### Problem description
Your task is to output the listing word for word, with pictures excluded.

### Supplied information

━━━━━━━━━━

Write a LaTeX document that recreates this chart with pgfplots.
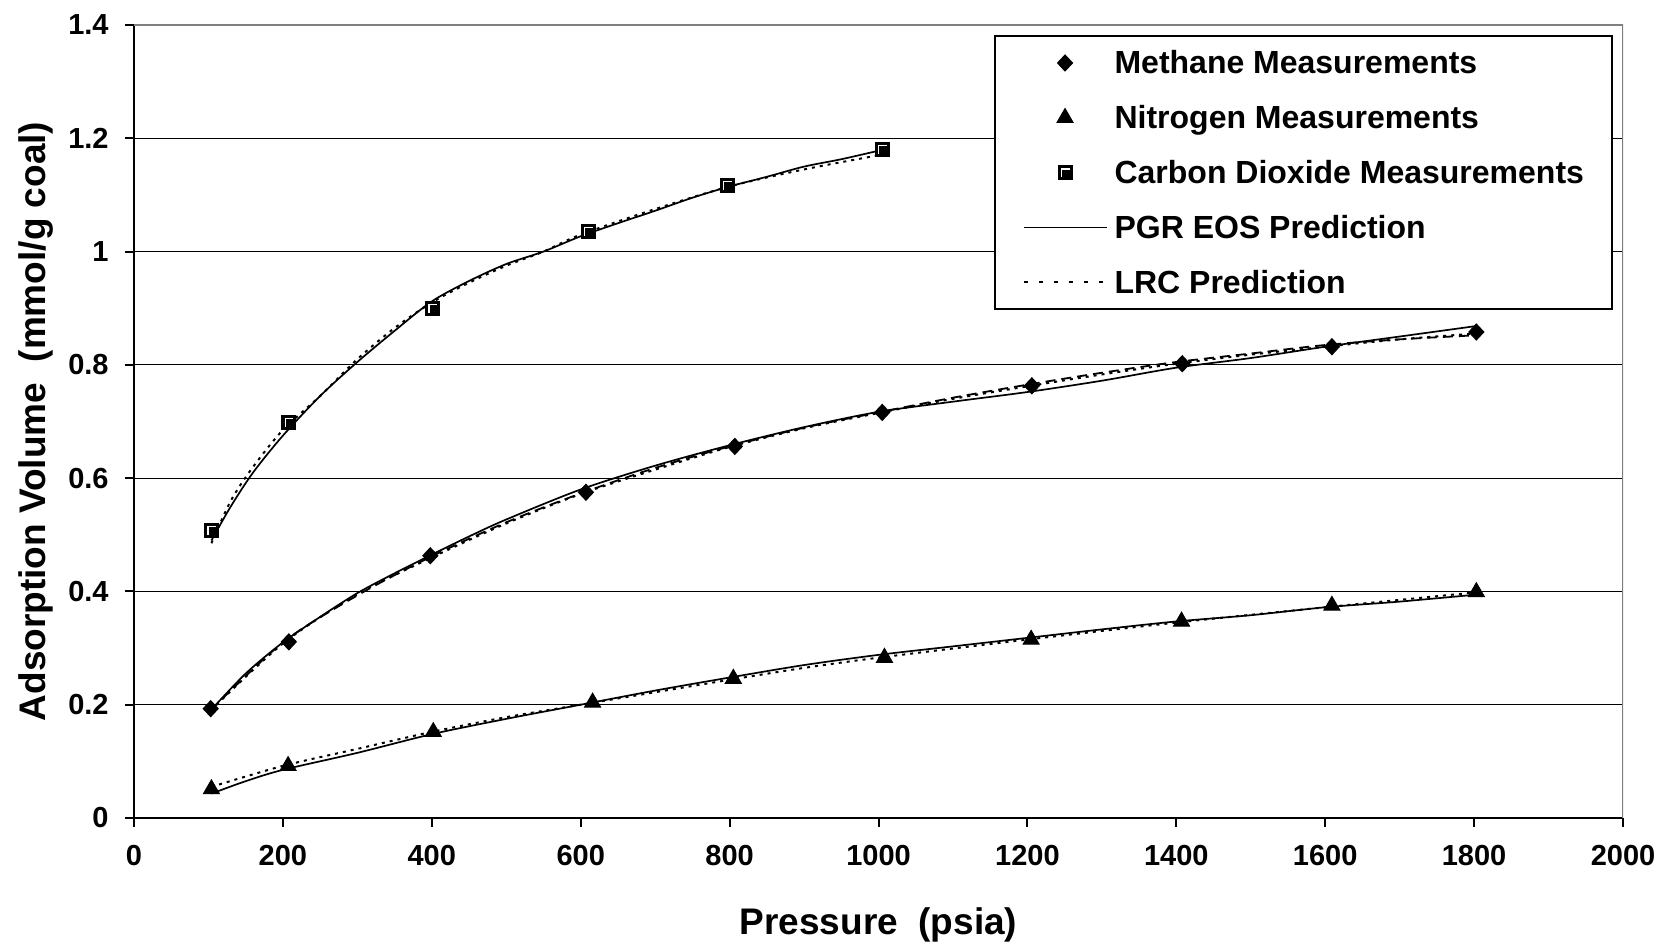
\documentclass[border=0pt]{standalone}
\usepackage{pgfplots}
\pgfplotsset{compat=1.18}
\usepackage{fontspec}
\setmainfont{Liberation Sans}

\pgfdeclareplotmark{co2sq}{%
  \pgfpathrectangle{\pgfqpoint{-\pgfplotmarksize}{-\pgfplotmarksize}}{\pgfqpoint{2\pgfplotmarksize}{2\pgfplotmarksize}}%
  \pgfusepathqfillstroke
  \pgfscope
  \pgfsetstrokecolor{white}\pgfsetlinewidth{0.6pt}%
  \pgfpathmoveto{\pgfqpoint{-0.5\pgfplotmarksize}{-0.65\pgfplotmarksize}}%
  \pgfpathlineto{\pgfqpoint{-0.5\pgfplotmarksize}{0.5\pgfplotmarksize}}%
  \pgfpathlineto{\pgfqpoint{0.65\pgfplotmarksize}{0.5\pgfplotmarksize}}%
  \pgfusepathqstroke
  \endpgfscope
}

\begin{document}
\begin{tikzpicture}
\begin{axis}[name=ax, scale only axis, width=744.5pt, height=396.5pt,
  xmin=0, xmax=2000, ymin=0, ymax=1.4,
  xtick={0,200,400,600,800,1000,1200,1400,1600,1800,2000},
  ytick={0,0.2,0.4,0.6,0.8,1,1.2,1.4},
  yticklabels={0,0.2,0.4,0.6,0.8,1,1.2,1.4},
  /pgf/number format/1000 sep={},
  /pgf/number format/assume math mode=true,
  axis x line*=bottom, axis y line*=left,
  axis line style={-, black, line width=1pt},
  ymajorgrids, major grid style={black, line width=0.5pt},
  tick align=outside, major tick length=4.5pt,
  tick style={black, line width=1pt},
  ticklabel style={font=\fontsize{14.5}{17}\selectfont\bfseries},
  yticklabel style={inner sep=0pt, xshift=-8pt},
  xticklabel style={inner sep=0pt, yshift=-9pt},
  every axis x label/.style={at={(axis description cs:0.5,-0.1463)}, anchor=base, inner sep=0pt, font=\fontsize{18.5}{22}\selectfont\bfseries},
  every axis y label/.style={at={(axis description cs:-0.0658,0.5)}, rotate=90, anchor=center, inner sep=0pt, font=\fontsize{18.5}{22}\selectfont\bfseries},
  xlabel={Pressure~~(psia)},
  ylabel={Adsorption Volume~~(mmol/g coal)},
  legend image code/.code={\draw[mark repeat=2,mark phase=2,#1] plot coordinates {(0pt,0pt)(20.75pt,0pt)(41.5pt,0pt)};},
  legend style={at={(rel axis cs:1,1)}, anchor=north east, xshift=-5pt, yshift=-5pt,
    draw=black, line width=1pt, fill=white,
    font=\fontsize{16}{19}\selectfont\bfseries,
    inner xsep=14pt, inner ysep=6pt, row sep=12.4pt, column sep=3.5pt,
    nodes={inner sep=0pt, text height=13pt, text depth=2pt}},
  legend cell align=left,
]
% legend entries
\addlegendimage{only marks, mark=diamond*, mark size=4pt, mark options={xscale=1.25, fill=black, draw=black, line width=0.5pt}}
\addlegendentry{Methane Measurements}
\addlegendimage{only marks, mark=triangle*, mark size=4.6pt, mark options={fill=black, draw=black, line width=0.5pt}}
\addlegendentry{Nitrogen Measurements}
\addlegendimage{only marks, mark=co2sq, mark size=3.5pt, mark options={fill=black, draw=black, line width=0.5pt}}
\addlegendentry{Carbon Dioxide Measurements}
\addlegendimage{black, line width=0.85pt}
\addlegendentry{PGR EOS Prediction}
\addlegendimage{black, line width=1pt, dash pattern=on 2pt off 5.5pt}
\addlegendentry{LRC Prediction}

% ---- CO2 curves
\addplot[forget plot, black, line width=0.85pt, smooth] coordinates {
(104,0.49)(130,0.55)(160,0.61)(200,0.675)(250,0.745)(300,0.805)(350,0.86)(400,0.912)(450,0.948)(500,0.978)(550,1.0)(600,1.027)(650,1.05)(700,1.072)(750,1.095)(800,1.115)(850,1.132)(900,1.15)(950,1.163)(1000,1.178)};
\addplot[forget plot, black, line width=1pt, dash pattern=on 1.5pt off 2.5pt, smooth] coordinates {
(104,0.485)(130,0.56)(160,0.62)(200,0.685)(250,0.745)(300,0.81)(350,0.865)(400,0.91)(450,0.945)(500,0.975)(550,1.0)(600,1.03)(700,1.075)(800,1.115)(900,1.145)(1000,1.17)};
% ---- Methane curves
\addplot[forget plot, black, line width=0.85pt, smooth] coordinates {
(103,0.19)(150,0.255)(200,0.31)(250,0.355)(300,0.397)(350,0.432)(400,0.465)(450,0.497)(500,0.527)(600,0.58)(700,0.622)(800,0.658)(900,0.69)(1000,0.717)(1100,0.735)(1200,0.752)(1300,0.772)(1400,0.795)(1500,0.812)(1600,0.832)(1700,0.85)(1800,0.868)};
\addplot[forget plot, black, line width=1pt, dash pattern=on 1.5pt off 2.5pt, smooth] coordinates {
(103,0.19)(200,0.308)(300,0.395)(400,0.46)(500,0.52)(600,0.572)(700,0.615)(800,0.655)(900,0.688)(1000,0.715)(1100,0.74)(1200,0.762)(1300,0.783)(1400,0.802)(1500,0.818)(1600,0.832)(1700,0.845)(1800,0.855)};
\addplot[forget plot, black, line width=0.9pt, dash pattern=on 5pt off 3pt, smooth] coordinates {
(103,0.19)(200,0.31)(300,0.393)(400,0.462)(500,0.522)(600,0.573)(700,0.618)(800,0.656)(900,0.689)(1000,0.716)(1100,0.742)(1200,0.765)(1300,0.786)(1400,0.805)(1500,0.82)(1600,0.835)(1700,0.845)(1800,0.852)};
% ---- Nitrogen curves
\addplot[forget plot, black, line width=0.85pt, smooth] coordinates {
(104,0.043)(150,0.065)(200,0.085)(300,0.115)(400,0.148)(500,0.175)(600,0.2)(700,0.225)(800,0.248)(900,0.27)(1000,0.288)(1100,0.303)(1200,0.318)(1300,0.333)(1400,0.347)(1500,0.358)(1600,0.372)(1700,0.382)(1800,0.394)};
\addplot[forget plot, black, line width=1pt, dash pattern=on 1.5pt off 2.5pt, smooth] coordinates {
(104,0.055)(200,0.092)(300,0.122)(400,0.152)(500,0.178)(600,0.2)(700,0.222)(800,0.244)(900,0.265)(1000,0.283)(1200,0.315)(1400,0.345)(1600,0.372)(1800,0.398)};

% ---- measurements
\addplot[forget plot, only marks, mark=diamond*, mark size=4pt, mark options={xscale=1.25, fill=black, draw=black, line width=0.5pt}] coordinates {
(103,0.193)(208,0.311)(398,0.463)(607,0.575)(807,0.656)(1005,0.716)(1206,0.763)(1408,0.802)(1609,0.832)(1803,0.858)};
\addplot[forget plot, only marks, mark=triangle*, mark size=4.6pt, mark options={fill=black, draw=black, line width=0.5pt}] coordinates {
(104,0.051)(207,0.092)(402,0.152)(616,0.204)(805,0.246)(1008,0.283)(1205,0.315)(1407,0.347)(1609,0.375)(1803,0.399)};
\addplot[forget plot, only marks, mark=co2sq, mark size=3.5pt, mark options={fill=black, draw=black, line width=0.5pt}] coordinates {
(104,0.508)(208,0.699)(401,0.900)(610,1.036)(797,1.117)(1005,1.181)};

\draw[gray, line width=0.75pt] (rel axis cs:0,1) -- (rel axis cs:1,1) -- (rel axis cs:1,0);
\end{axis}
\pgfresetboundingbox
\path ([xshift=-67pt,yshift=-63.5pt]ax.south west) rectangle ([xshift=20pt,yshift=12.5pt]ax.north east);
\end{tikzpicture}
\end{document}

━━━━━━━━━━

### Complete output
Write a LaTeX document that recreates this chart with pgfplots.
\documentclass[border=0pt]{standalone}
\usepackage{pgfplots}
\pgfplotsset{compat=1.18}
\usepackage{fontspec}
\setmainfont{Liberation Sans}

\pgfdeclareplotmark{co2sq}{%
  \pgfpathrectangle{\pgfqpoint{-\pgfplotmarksize}{-\pgfplotmarksize}}{\pgfqpoint{2\pgfplotmarksize}{2\pgfplotmarksize}}%
  \pgfusepathqfillstroke
  \pgfscope
  \pgfsetstrokecolor{white}\pgfsetlinewidth{0.6pt}%
  \pgfpathmoveto{\pgfqpoint{-0.5\pgfplotmarksize}{-0.65\pgfplotmarksize}}%
  \pgfpathlineto{\pgfqpoint{-0.5\pgfplotmarksize}{0.5\pgfplotmarksize}}%
  \pgfpathlineto{\pgfqpoint{0.65\pgfplotmarksize}{0.5\pgfplotmarksize}}%
  \pgfusepathqstroke
  \endpgfscope
}

\begin{document}
\begin{tikzpicture}
\begin{axis}[name=ax, scale only axis, width=744.5pt, height=396.5pt,
  xmin=0, xmax=2000, ymin=0, ymax=1.4,
  xtick={0,200,400,600,800,1000,1200,1400,1600,1800,2000},
  ytick={0,0.2,0.4,0.6,0.8,1,1.2,1.4},
  yticklabels={0,0.2,0.4,0.6,0.8,1,1.2,1.4},
  /pgf/number format/1000 sep={},
  /pgf/number format/assume math mode=true,
  axis x line*=bottom, axis y line*=left,
  axis line style={-, black, line width=1pt},
  ymajorgrids, major grid style={black, line width=0.5pt},
  tick align=outside, major tick length=4.5pt,
  tick style={black, line width=1pt},
  ticklabel style={font=\fontsize{14.5}{17}\selectfont\bfseries},
  yticklabel style={inner sep=0pt, xshift=-8pt},
  xticklabel style={inner sep=0pt, yshift=-9pt},
  every axis x label/.style={at={(axis description cs:0.5,-0.1463)}, anchor=base, inner sep=0pt, font=\fontsize{18.5}{22}\selectfont\bfseries},
  every axis y label/.style={at={(axis description cs:-0.0658,0.5)}, rotate=90, anchor=center, inner sep=0pt, font=\fontsize{18.5}{22}\selectfont\bfseries},
  xlabel={Pressure~~(psia)},
  ylabel={Adsorption Volume~~(mmol/g coal)},
  legend image code/.code={\draw[mark repeat=2,mark phase=2,#1] plot coordinates {(0pt,0pt)(20.75pt,0pt)(41.5pt,0pt)};},
  legend style={at={(rel axis cs:1,1)}, anchor=north east, xshift=-5pt, yshift=-5pt,
    draw=black, line width=1pt, fill=white,
    font=\fontsize{16}{19}\selectfont\bfseries,
    inner xsep=14pt, inner ysep=6pt, row sep=12.4pt, column sep=3.5pt,
    nodes={inner sep=0pt, text height=13pt, text depth=2pt}},
  legend cell align=left,
]
% legend entries
\addlegendimage{only marks, mark=diamond*, mark size=4pt, mark options={xscale=1.25, fill=black, draw=black, line width=0.5pt}}
\addlegendentry{Methane Measurements}
\addlegendimage{only marks, mark=triangle*, mark size=4.6pt, mark options={fill=black, draw=black, line width=0.5pt}}
\addlegendentry{Nitrogen Measurements}
\addlegendimage{only marks, mark=co2sq, mark size=3.5pt, mark options={fill=black, draw=black, line width=0.5pt}}
\addlegendentry{Carbon Dioxide Measurements}
\addlegendimage{black, line width=0.85pt}
\addlegendentry{PGR EOS Prediction}
\addlegendimage{black, line width=1pt, dash pattern=on 2pt off 5.5pt}
\addlegendentry{LRC Prediction}

% ---- CO2 curves
\addplot[forget plot, black, line width=0.85pt, smooth] coordinates {
(104,0.49)(130,0.55)(160,0.61)(200,0.675)(250,0.745)(300,0.805)(350,0.86)(400,0.912)(450,0.948)(500,0.978)(550,1.0)(600,1.027)(650,1.05)(700,1.072)(750,1.095)(800,1.115)(850,1.132)(900,1.15)(950,1.163)(1000,1.178)};
\addplot[forget plot, black, line width=1pt, dash pattern=on 1.5pt off 2.5pt, smooth] coordinates {
(104,0.485)(130,0.56)(160,0.62)(200,0.685)(250,0.745)(300,0.81)(350,0.865)(400,0.91)(450,0.945)(500,0.975)(550,1.0)(600,1.03)(700,1.075)(800,1.115)(900,1.145)(1000,1.17)};
% ---- Methane curves
\addplot[forget plot, black, line width=0.85pt, smooth] coordinates {
(103,0.19)(150,0.255)(200,0.31)(250,0.355)(300,0.397)(350,0.432)(400,0.465)(450,0.497)(500,0.527)(600,0.58)(700,0.622)(800,0.658)(900,0.69)(1000,0.717)(1100,0.735)(1200,0.752)(1300,0.772)(1400,0.795)(1500,0.812)(1600,0.832)(1700,0.85)(1800,0.868)};
\addplot[forget plot, black, line width=1pt, dash pattern=on 1.5pt off 2.5pt, smooth] coordinates {
(103,0.19)(200,0.308)(300,0.395)(400,0.46)(500,0.52)(600,0.572)(700,0.615)(800,0.655)(900,0.688)(1000,0.715)(1100,0.74)(1200,0.762)(1300,0.783)(1400,0.802)(1500,0.818)(1600,0.832)(1700,0.845)(1800,0.855)};
\addplot[forget plot, black, line width=0.9pt, dash pattern=on 5pt off 3pt, smooth] coordinates {
(103,0.19)(200,0.31)(300,0.393)(400,0.462)(500,0.522)(600,0.573)(700,0.618)(800,0.656)(900,0.689)(1000,0.716)(1100,0.742)(1200,0.765)(1300,0.786)(1400,0.805)(1500,0.82)(1600,0.835)(1700,0.845)(1800,0.852)};
% ---- Nitrogen curves
\addplot[forget plot, black, line width=0.85pt, smooth] coordinates {
(104,0.043)(150,0.065)(200,0.085)(300,0.115)(400,0.148)(500,0.175)(600,0.2)(700,0.225)(800,0.248)(900,0.27)(1000,0.288)(1100,0.303)(1200,0.318)(1300,0.333)(1400,0.347)(1500,0.358)(1600,0.372)(1700,0.382)(1800,0.394)};
\addplot[forget plot, black, line width=1pt, dash pattern=on 1.5pt off 2.5pt, smooth] coordinates {
(104,0.055)(200,0.092)(300,0.122)(400,0.152)(500,0.178)(600,0.2)(700,0.222)(800,0.244)(900,0.265)(1000,0.283)(1200,0.315)(1400,0.345)(1600,0.372)(1800,0.398)};

% ---- measurements
\addplot[forget plot, only marks, mark=diamond*, mark size=4pt, mark options={xscale=1.25, fill=black, draw=black, line width=0.5pt}] coordinates {
(103,0.193)(208,0.311)(398,0.463)(607,0.575)(807,0.656)(1005,0.716)(1206,0.763)(1408,0.802)(1609,0.832)(1803,0.858)};
\addplot[forget plot, only marks, mark=triangle*, mark size=4.6pt, mark options={fill=black, draw=black, line width=0.5pt}] coordinates {
(104,0.051)(207,0.092)(402,0.152)(616,0.204)(805,0.246)(1008,0.283)(1205,0.315)(1407,0.347)(1609,0.375)(1803,0.399)};
\addplot[forget plot, only marks, mark=co2sq, mark size=3.5pt, mark options={fill=black, draw=black, line width=0.5pt}] coordinates {
(104,0.508)(208,0.699)(401,0.900)(610,1.036)(797,1.117)(1005,1.181)};

\draw[gray, line width=0.75pt] (rel axis cs:0,1) -- (rel axis cs:1,1) -- (rel axis cs:1,0);
\end{axis}
\pgfresetboundingbox
\path ([xshift=-67pt,yshift=-63.5pt]ax.south west) rectangle ([xshift=20pt,yshift=12.5pt]ax.north east);
\end{tikzpicture}
\end{document}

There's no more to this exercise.